* _GOAL_
Reproduce the material in full, unchanged.

* _INFORMATION SUPPLIED_
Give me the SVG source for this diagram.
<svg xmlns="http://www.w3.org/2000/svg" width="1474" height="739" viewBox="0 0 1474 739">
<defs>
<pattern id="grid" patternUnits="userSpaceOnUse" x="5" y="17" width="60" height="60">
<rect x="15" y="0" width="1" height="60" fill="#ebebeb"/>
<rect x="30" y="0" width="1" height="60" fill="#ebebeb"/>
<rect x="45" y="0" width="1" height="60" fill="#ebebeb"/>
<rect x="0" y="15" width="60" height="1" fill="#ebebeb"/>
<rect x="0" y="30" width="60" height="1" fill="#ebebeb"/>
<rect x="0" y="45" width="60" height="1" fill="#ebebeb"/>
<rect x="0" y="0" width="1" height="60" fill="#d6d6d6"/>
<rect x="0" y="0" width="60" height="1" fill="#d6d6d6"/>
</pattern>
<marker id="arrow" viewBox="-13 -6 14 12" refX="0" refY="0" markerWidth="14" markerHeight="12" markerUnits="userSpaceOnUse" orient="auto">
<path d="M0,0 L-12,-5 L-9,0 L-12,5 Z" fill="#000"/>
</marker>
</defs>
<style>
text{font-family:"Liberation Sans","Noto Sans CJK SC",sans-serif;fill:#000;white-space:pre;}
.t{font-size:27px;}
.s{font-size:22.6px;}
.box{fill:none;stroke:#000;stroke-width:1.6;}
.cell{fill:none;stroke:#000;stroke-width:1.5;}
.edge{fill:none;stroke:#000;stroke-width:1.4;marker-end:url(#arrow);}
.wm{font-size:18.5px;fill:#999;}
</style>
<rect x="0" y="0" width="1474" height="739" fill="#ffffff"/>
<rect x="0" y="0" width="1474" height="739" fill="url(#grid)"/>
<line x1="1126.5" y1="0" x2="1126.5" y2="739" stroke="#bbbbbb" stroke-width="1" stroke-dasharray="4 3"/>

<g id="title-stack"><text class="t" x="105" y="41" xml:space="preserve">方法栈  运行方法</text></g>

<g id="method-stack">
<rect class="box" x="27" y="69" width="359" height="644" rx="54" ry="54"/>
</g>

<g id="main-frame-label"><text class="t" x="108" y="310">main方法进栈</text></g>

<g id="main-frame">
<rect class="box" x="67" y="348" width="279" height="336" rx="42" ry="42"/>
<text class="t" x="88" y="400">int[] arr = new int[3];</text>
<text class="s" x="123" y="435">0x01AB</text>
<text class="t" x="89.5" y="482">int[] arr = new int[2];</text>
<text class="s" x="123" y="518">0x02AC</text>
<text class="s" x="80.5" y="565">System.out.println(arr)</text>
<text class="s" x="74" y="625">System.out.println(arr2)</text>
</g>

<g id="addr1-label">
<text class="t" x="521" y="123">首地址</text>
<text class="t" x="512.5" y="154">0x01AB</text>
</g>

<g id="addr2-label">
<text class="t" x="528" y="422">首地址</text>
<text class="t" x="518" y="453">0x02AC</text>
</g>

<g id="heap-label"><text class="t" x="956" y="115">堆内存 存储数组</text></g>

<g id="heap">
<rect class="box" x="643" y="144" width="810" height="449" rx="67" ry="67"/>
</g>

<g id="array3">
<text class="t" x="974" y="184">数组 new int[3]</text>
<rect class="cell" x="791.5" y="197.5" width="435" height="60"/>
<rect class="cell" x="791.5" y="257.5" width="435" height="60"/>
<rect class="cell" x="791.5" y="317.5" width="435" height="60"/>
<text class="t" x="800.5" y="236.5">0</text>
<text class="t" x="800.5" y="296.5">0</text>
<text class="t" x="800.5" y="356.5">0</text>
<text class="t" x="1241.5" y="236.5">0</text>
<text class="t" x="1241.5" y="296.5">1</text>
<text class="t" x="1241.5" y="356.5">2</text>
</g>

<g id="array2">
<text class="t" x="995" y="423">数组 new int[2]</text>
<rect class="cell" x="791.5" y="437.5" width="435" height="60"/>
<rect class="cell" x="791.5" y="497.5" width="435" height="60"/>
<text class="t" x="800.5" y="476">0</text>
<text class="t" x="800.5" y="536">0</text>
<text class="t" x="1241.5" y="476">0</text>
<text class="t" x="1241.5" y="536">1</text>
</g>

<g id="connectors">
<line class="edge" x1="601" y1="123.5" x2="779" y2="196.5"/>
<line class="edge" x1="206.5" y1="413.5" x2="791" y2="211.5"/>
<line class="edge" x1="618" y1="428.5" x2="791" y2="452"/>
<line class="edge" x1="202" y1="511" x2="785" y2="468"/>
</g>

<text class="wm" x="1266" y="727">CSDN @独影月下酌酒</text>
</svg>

* _EXERCISE RESPONSE_
Give me the SVG source for this diagram.
<svg xmlns="http://www.w3.org/2000/svg" width="1474" height="739" viewBox="0 0 1474 739">
<defs>
<pattern id="grid" patternUnits="userSpaceOnUse" x="5" y="17" width="60" height="60">
<rect x="15" y="0" width="1" height="60" fill="#ebebeb"/>
<rect x="30" y="0" width="1" height="60" fill="#ebebeb"/>
<rect x="45" y="0" width="1" height="60" fill="#ebebeb"/>
<rect x="0" y="15" width="60" height="1" fill="#ebebeb"/>
<rect x="0" y="30" width="60" height="1" fill="#ebebeb"/>
<rect x="0" y="45" width="60" height="1" fill="#ebebeb"/>
<rect x="0" y="0" width="1" height="60" fill="#d6d6d6"/>
<rect x="0" y="0" width="60" height="1" fill="#d6d6d6"/>
</pattern>
<marker id="arrow" viewBox="-13 -6 14 12" refX="0" refY="0" markerWidth="14" markerHeight="12" markerUnits="userSpaceOnUse" orient="auto">
<path d="M0,0 L-12,-5 L-9,0 L-12,5 Z" fill="#000"/>
</marker>
</defs>
<style>
text{font-family:"Liberation Sans","Noto Sans CJK SC",sans-serif;fill:#000;white-space:pre;}
.t{font-size:27px;}
.s{font-size:22.6px;}
.box{fill:none;stroke:#000;stroke-width:1.6;}
.cell{fill:none;stroke:#000;stroke-width:1.5;}
.edge{fill:none;stroke:#000;stroke-width:1.4;marker-end:url(#arrow);}
.wm{font-size:18.5px;fill:#999;}
</style>
<rect x="0" y="0" width="1474" height="739" fill="#ffffff"/>
<rect x="0" y="0" width="1474" height="739" fill="url(#grid)"/>
<line x1="1126.5" y1="0" x2="1126.5" y2="739" stroke="#bbbbbb" stroke-width="1" stroke-dasharray="4 3"/>

<g id="title-stack"><text class="t" x="105" y="41" xml:space="preserve">方法栈  运行方法</text></g>

<g id="method-stack">
<rect class="box" x="27" y="69" width="359" height="644" rx="54" ry="54"/>
</g>

<g id="main-frame-label"><text class="t" x="108" y="310">main方法进栈</text></g>

<g id="main-frame">
<rect class="box" x="67" y="348" width="279" height="336" rx="42" ry="42"/>
<text class="t" x="88" y="400">int[] arr = new int[3];</text>
<text class="s" x="123" y="435">0x01AB</text>
<text class="t" x="89.5" y="482">int[] arr = new int[2];</text>
<text class="s" x="123" y="518">0x02AC</text>
<text class="s" x="80.5" y="565">System.out.println(arr)</text>
<text class="s" x="74" y="625">System.out.println(arr2)</text>
</g>

<g id="addr1-label">
<text class="t" x="521" y="123">首地址</text>
<text class="t" x="512.5" y="154">0x01AB</text>
</g>

<g id="addr2-label">
<text class="t" x="528" y="422">首地址</text>
<text class="t" x="518" y="453">0x02AC</text>
</g>

<g id="heap-label"><text class="t" x="956" y="115">堆内存 存储数组</text></g>

<g id="heap">
<rect class="box" x="643" y="144" width="810" height="449" rx="67" ry="67"/>
</g>

<g id="array3">
<text class="t" x="974" y="184">数组 new int[3]</text>
<rect class="cell" x="791.5" y="197.5" width="435" height="60"/>
<rect class="cell" x="791.5" y="257.5" width="435" height="60"/>
<rect class="cell" x="791.5" y="317.5" width="435" height="60"/>
<text class="t" x="800.5" y="236.5">0</text>
<text class="t" x="800.5" y="296.5">0</text>
<text class="t" x="800.5" y="356.5">0</text>
<text class="t" x="1241.5" y="236.5">0</text>
<text class="t" x="1241.5" y="296.5">1</text>
<text class="t" x="1241.5" y="356.5">2</text>
</g>

<g id="array2">
<text class="t" x="995" y="423">数组 new int[2]</text>
<rect class="cell" x="791.5" y="437.5" width="435" height="60"/>
<rect class="cell" x="791.5" y="497.5" width="435" height="60"/>
<text class="t" x="800.5" y="476">0</text>
<text class="t" x="800.5" y="536">0</text>
<text class="t" x="1241.5" y="476">0</text>
<text class="t" x="1241.5" y="536">1</text>
</g>

<g id="connectors">
<line class="edge" x1="601" y1="123.5" x2="779" y2="196.5"/>
<line class="edge" x1="206.5" y1="413.5" x2="791" y2="211.5"/>
<line class="edge" x1="618" y1="428.5" x2="791" y2="452"/>
<line class="edge" x1="202" y1="511" x2="785" y2="468"/>
</g>

<text class="wm" x="1266" y="727">CSDN @独影月下酌酒</text>
</svg>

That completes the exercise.